— START Provided data —

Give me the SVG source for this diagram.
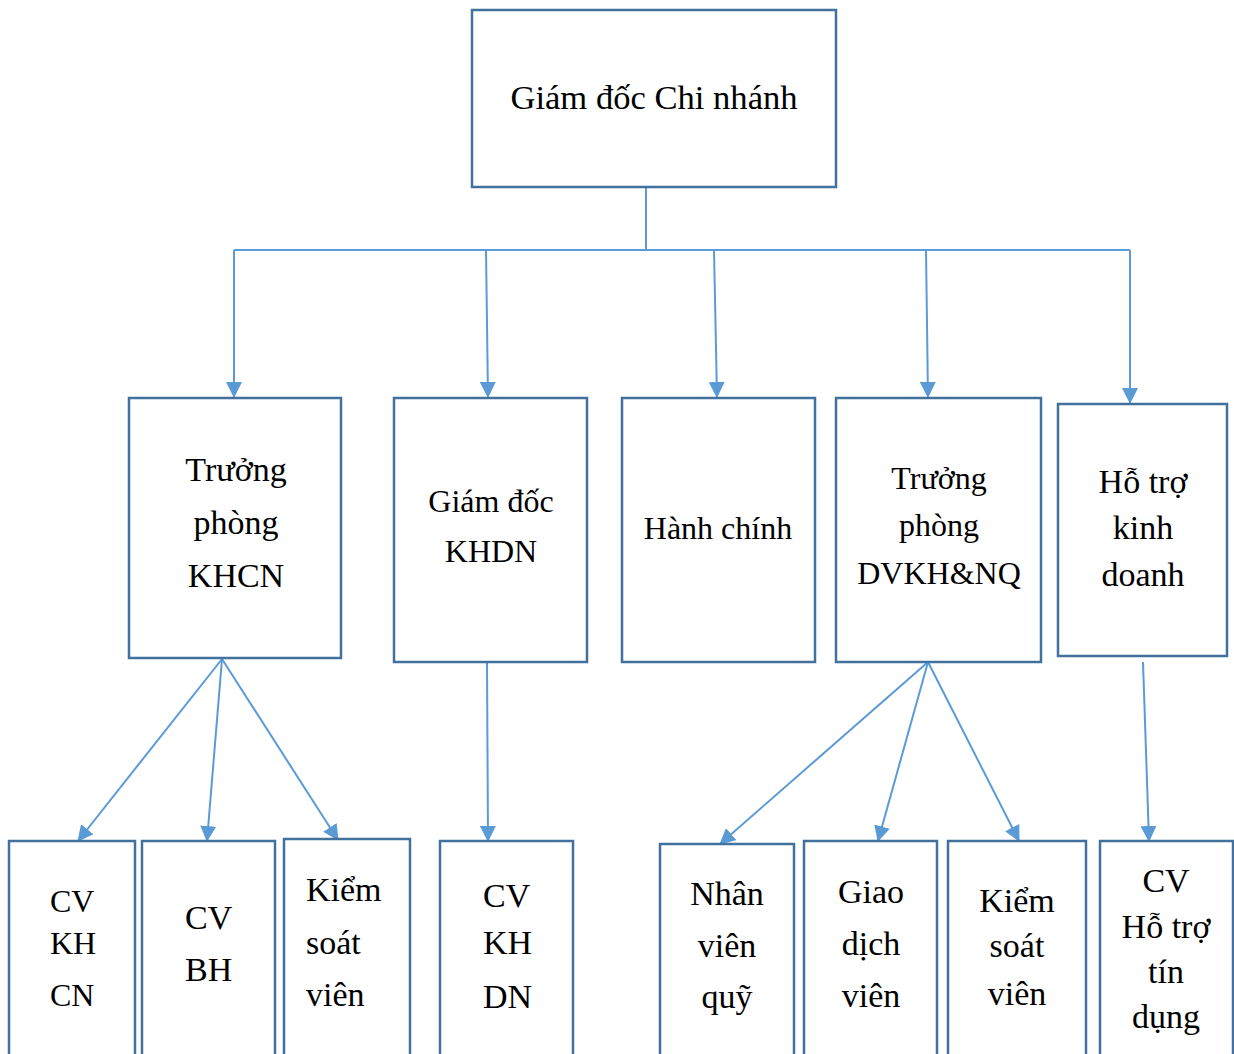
<svg xmlns="http://www.w3.org/2000/svg" width="1234" height="1054" viewBox="0 0 1234 1054">
<defs>
<marker id="arr" markerUnits="userSpaceOnUse" markerWidth="16" markerHeight="16" viewBox="0 0 16 16" refX="15" refY="8" orient="auto">
<path d="M0,0 L16,8 L0,16 Z" fill="#5B9BD5"/>
</marker>
<style>
.box{fill:#fff;stroke:#41719C;stroke-width:2.5}
.c{fill:none;stroke:#5B9BD5;stroke-width:2}
.a{marker-end:url(#arr)}
.t text{font-family:'Liberation Serif','Times New Roman',serif;font-size:34px;fill:#000}
.t text.s{font-size:32px}
.m{text-anchor:middle}
</style>
</defs>
<rect width="1234" height="1054" fill="#fff"/>
<g id="connectors">
<path class="c" d="M646,187 V250 M234,250 H1130"/>
<line class="c a" x1="234" y1="250" x2="234" y2="397"/>
<line class="c a" x1="486" y1="250" x2="488" y2="397"/>
<line class="c a" x1="714" y1="250" x2="717" y2="397"/>
<line class="c a" x1="926" y1="250" x2="928" y2="397"/>
<line class="c a" x1="1130" y1="250" x2="1130" y2="403"/>
<line class="c a" x1="222" y1="659" x2="78" y2="841"/>
<line class="c a" x1="222" y1="659" x2="207" y2="841"/>
<line class="c a" x1="222" y1="659" x2="338" y2="840"/>
<line class="c a" x1="487" y1="662" x2="488" y2="841"/>
<line class="c a" x1="928" y1="662" x2="720" y2="844"/>
<line class="c a" x1="928" y1="662" x2="878" y2="841"/>
<line class="c a" x1="928" y1="662" x2="1019" y2="841"/>
<line class="c a" x1="1143" y1="662" x2="1149" y2="841"/>
</g>
<g class="t" font-family="Liberation Serif, serif">
<g id="n-gd">
<rect class="box" x="472" y="10" width="364" height="177"/>
<text class="m" x="654" y="109" style="font-size:34.6px">Giám đốc Chi nhánh</text>
</g>
<g id="n-khcn">
<rect class="box" x="129" y="398" width="212" height="260"/>
<text class="m" x="236" y="481">Trưởng</text>
<text class="m" x="236" y="534">phòng</text>
<text class="m" x="236" y="587">KHCN</text>
</g>
<g id="n-khdn">
<rect class="box" x="394" y="398" width="193" height="264"/>
<text class="m s" x="491" y="512">Giám đốc</text>
<text class="m s" x="491" y="562">KHDN</text>
</g>
<g id="n-hc">
<rect class="box" x="622" y="398" width="193" height="264"/>
<text class="m s" x="718" y="539">Hành chính</text>
</g>
<g id="n-dvkh">
<rect class="box" x="836" y="398" width="205" height="264"/>
<text class="m s" x="939" y="489">Trưởng</text>
<text class="m s" x="939" y="536">phòng</text>
<text class="m s" x="939" y="584">DVKH&amp;NQ</text>
</g>
<g id="n-htkd">
<rect class="box" x="1058" y="404" width="169" height="252"/>
<text class="m" x="1143" y="493">Hỗ trợ</text>
<text class="m" x="1143" y="539">kinh</text>
<text class="m" x="1143" y="586">doanh</text>
</g>
<g id="n-cvkhcn">
<rect class="box" x="9" y="841" width="126" height="230"/>
<text class="s" x="50" y="912">CV</text>
<text class="s" x="50" y="954">KH</text>
<text class="s" x="50" y="1006">CN</text>
</g>
<g id="n-cvbh">
<rect class="box" x="142" y="841" width="133" height="230"/>
<text x="185" y="929">CV</text>
<text x="185" y="981">BH</text>
</g>
<g id="n-ksv1">
<rect class="box" x="284" y="839" width="126" height="232"/>
<text x="306" y="901">Kiểm</text>
<text x="306" y="954">soát</text>
<text x="306" y="1006">viên</text>
</g>
<g id="n-cvkhdn">
<rect class="box" x="440" y="841" width="133" height="230"/>
<text x="483" y="907">CV</text>
<text x="483" y="954">KH</text>
<text x="483" y="1008">DN</text>
</g>
<g id="n-nvq">
<rect class="box" x="660" y="844" width="134" height="227"/>
<text class="m" x="727" y="905">Nhân</text>
<text class="m" x="727" y="957">viên</text>
<text class="m" x="727" y="1008">quỹ</text>
</g>
<g id="n-gdv">
<rect class="box" x="804" y="841" width="133" height="230"/>
<text class="m" x="871" y="903">Giao</text>
<text class="m" x="871" y="955">dịch</text>
<text class="m" x="871" y="1007">viên</text>
</g>
<g id="n-ksv2">
<rect class="box" x="948" y="841" width="138" height="230"/>
<text class="m" x="1017" y="912">Kiểm</text>
<text class="m" x="1017" y="957">soát</text>
<text class="m" x="1017" y="1005">viên</text>
</g>
<g id="n-cvht">
<rect class="box" x="1100" y="841" width="133" height="230"/>
<text class="m" x="1166" y="892">CV</text>
<text class="m" x="1166" y="938">Hỗ trợ</text>
<text class="m" x="1166" y="983">tín</text>
<text class="m" x="1166" y="1028">dụng</text>
</g>
</g>
</svg>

— END Provided data —

◆ Exercise details
Reproduce the data verbatim. Do not carry any picture into the copy.

◆ Worked solution
Give me the SVG source for this diagram.
<svg xmlns="http://www.w3.org/2000/svg" width="1234" height="1054" viewBox="0 0 1234 1054">
<defs>
<marker id="arr" markerUnits="userSpaceOnUse" markerWidth="16" markerHeight="16" viewBox="0 0 16 16" refX="15" refY="8" orient="auto">
<path d="M0,0 L16,8 L0,16 Z" fill="#5B9BD5"/>
</marker>
<style>
.box{fill:#fff;stroke:#41719C;stroke-width:2.5}
.c{fill:none;stroke:#5B9BD5;stroke-width:2}
.a{marker-end:url(#arr)}
.t text{font-family:'Liberation Serif','Times New Roman',serif;font-size:34px;fill:#000}
.t text.s{font-size:32px}
.m{text-anchor:middle}
</style>
</defs>
<rect width="1234" height="1054" fill="#fff"/>
<g id="connectors">
<path class="c" d="M646,187 V250 M234,250 H1130"/>
<line class="c a" x1="234" y1="250" x2="234" y2="397"/>
<line class="c a" x1="486" y1="250" x2="488" y2="397"/>
<line class="c a" x1="714" y1="250" x2="717" y2="397"/>
<line class="c a" x1="926" y1="250" x2="928" y2="397"/>
<line class="c a" x1="1130" y1="250" x2="1130" y2="403"/>
<line class="c a" x1="222" y1="659" x2="78" y2="841"/>
<line class="c a" x1="222" y1="659" x2="207" y2="841"/>
<line class="c a" x1="222" y1="659" x2="338" y2="840"/>
<line class="c a" x1="487" y1="662" x2="488" y2="841"/>
<line class="c a" x1="928" y1="662" x2="720" y2="844"/>
<line class="c a" x1="928" y1="662" x2="878" y2="841"/>
<line class="c a" x1="928" y1="662" x2="1019" y2="841"/>
<line class="c a" x1="1143" y1="662" x2="1149" y2="841"/>
</g>
<g class="t" font-family="Liberation Serif, serif">
<g id="n-gd">
<rect class="box" x="472" y="10" width="364" height="177"/>
<text class="m" x="654" y="109" style="font-size:34.6px">Giám đốc Chi nhánh</text>
</g>
<g id="n-khcn">
<rect class="box" x="129" y="398" width="212" height="260"/>
<text class="m" x="236" y="481">Trưởng</text>
<text class="m" x="236" y="534">phòng</text>
<text class="m" x="236" y="587">KHCN</text>
</g>
<g id="n-khdn">
<rect class="box" x="394" y="398" width="193" height="264"/>
<text class="m s" x="491" y="512">Giám đốc</text>
<text class="m s" x="491" y="562">KHDN</text>
</g>
<g id="n-hc">
<rect class="box" x="622" y="398" width="193" height="264"/>
<text class="m s" x="718" y="539">Hành chính</text>
</g>
<g id="n-dvkh">
<rect class="box" x="836" y="398" width="205" height="264"/>
<text class="m s" x="939" y="489">Trưởng</text>
<text class="m s" x="939" y="536">phòng</text>
<text class="m s" x="939" y="584">DVKH&amp;NQ</text>
</g>
<g id="n-htkd">
<rect class="box" x="1058" y="404" width="169" height="252"/>
<text class="m" x="1143" y="493">Hỗ trợ</text>
<text class="m" x="1143" y="539">kinh</text>
<text class="m" x="1143" y="586">doanh</text>
</g>
<g id="n-cvkhcn">
<rect class="box" x="9" y="841" width="126" height="230"/>
<text class="s" x="50" y="912">CV</text>
<text class="s" x="50" y="954">KH</text>
<text class="s" x="50" y="1006">CN</text>
</g>
<g id="n-cvbh">
<rect class="box" x="142" y="841" width="133" height="230"/>
<text x="185" y="929">CV</text>
<text x="185" y="981">BH</text>
</g>
<g id="n-ksv1">
<rect class="box" x="284" y="839" width="126" height="232"/>
<text x="306" y="901">Kiểm</text>
<text x="306" y="954">soát</text>
<text x="306" y="1006">viên</text>
</g>
<g id="n-cvkhdn">
<rect class="box" x="440" y="841" width="133" height="230"/>
<text x="483" y="907">CV</text>
<text x="483" y="954">KH</text>
<text x="483" y="1008">DN</text>
</g>
<g id="n-nvq">
<rect class="box" x="660" y="844" width="134" height="227"/>
<text class="m" x="727" y="905">Nhân</text>
<text class="m" x="727" y="957">viên</text>
<text class="m" x="727" y="1008">quỹ</text>
</g>
<g id="n-gdv">
<rect class="box" x="804" y="841" width="133" height="230"/>
<text class="m" x="871" y="903">Giao</text>
<text class="m" x="871" y="955">dịch</text>
<text class="m" x="871" y="1007">viên</text>
</g>
<g id="n-ksv2">
<rect class="box" x="948" y="841" width="138" height="230"/>
<text class="m" x="1017" y="912">Kiểm</text>
<text class="m" x="1017" y="957">soát</text>
<text class="m" x="1017" y="1005">viên</text>
</g>
<g id="n-cvht">
<rect class="box" x="1100" y="841" width="133" height="230"/>
<text class="m" x="1166" y="892">CV</text>
<text class="m" x="1166" y="938">Hỗ trợ</text>
<text class="m" x="1166" y="983">tín</text>
<text class="m" x="1166" y="1028">dụng</text>
</g>
</g>
</svg>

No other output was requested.